Quebec Gets Jacked Up
- First Posted: Apr 20 2011 11:54 AM
- Updated: about 3 hours ago
The NDP's surging poll numbers could be post-debate afterglow, or they might upend the conventional wisdom on la belle province.
The NDP's unprecedented support in Quebec has energized Jack Layton and the party faithful, and Bloc Québécois Leader Gilles Duceppe ought to be concerned, predicts the National Post's Quebec affairs columnist, Graeme Hamilton. “Mr. Duceppe has been caught off guard by a rival who is in some ways an English-Canadian version of himself,” says Hamilton. “Mr. Layton is left-of-centre and holds no realistic chance of winning the next election, so he can promise Quebecers the moon without worrying about having to deliver.” Layton's popularity has leeched support primarily for the Bloc, giving all the other three federal parties a better shot at stealing Quebec seats in tight races.

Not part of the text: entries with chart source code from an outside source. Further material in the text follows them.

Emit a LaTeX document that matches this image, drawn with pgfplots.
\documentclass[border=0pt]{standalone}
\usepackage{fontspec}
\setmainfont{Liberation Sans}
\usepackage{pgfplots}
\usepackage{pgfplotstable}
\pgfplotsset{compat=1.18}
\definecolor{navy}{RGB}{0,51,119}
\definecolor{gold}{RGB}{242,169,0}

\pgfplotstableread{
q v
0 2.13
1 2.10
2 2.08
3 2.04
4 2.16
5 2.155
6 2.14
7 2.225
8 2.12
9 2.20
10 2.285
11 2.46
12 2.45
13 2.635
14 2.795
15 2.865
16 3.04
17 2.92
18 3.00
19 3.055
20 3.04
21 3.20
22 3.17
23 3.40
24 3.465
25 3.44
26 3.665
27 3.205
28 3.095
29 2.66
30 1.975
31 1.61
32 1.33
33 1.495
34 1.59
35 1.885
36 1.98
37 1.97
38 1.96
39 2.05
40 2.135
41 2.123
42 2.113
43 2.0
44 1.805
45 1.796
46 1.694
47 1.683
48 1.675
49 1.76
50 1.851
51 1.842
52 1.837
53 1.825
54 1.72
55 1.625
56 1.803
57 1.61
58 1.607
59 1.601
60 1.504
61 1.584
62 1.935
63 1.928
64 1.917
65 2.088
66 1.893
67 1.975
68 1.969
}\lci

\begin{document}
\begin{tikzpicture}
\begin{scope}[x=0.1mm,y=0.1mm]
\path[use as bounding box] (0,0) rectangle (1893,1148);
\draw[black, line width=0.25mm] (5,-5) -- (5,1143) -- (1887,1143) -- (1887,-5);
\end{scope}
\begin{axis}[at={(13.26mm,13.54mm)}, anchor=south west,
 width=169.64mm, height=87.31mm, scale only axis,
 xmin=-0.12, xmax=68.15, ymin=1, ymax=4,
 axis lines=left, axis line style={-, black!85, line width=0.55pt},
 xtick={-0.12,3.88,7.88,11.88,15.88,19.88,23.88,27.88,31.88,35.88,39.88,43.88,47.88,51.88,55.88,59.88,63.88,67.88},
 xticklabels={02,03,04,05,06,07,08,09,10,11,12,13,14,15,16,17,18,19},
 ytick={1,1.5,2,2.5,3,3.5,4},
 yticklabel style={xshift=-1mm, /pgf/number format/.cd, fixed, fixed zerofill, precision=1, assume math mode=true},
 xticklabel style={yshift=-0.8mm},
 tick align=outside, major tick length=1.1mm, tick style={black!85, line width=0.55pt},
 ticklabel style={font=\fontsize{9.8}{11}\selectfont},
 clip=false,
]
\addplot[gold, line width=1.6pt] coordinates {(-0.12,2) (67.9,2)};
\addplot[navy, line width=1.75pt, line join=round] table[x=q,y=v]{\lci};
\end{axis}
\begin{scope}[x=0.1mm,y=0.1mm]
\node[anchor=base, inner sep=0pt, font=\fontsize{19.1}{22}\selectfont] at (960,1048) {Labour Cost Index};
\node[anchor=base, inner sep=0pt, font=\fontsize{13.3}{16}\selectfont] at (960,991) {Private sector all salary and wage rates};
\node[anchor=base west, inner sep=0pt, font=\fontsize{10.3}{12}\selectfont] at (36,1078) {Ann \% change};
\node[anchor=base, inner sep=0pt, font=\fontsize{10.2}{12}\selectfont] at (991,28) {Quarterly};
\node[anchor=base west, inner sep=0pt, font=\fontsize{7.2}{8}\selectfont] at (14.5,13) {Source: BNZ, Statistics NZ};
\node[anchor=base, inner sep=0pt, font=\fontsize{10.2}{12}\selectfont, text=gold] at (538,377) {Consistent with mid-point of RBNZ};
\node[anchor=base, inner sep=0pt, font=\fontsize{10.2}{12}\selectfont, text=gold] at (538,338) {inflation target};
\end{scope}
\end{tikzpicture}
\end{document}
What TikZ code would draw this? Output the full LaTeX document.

Still, don't expect the NDP to win much beyond the seat already held by NDP deputy leader Thomas Mulcair, writes L. Ian MacDonald in Montreal's The Gazette: “...While the New Democrats have hopes for two seats in the Outaouais (western Quebec), their vote is spread very thin. And they have no ground game to get it out.” The NDP's long-time irrelevancy in Quebec has held back local organizing, and MacDonald says the party's surge in the polls looks like it's dependent on the leader. “The question arises as to whether this is sustainable or whether these votes are parked with Layton. Then the question is whether the NDP has the means to turn these votes out on election day.”
Jeffrey Simpson of The Globe and Mail must welcome that analysis, as he chastises Layton for pandering to Quebec by saying he'd reopen constitutional talks to have the province enter Confederation on its own terms. “Every responsible Canadian leader must know that, after the traumas of patriation, Meech Lake and the Charlottetown accord, the Constitution is the most divisive issue in Canada,” says Simpson. “To suggest reopening it, without the slightest idea of how to proceed, what to discuss or even a plausible reason why, represents the depth of political irresponsibility.” It amounts to the NDP offering an “asymmetrical federalism," with a different set of principles and policies for Quebec than for the rest of Canada that Simpson decries as "reckless and dangerous at every level."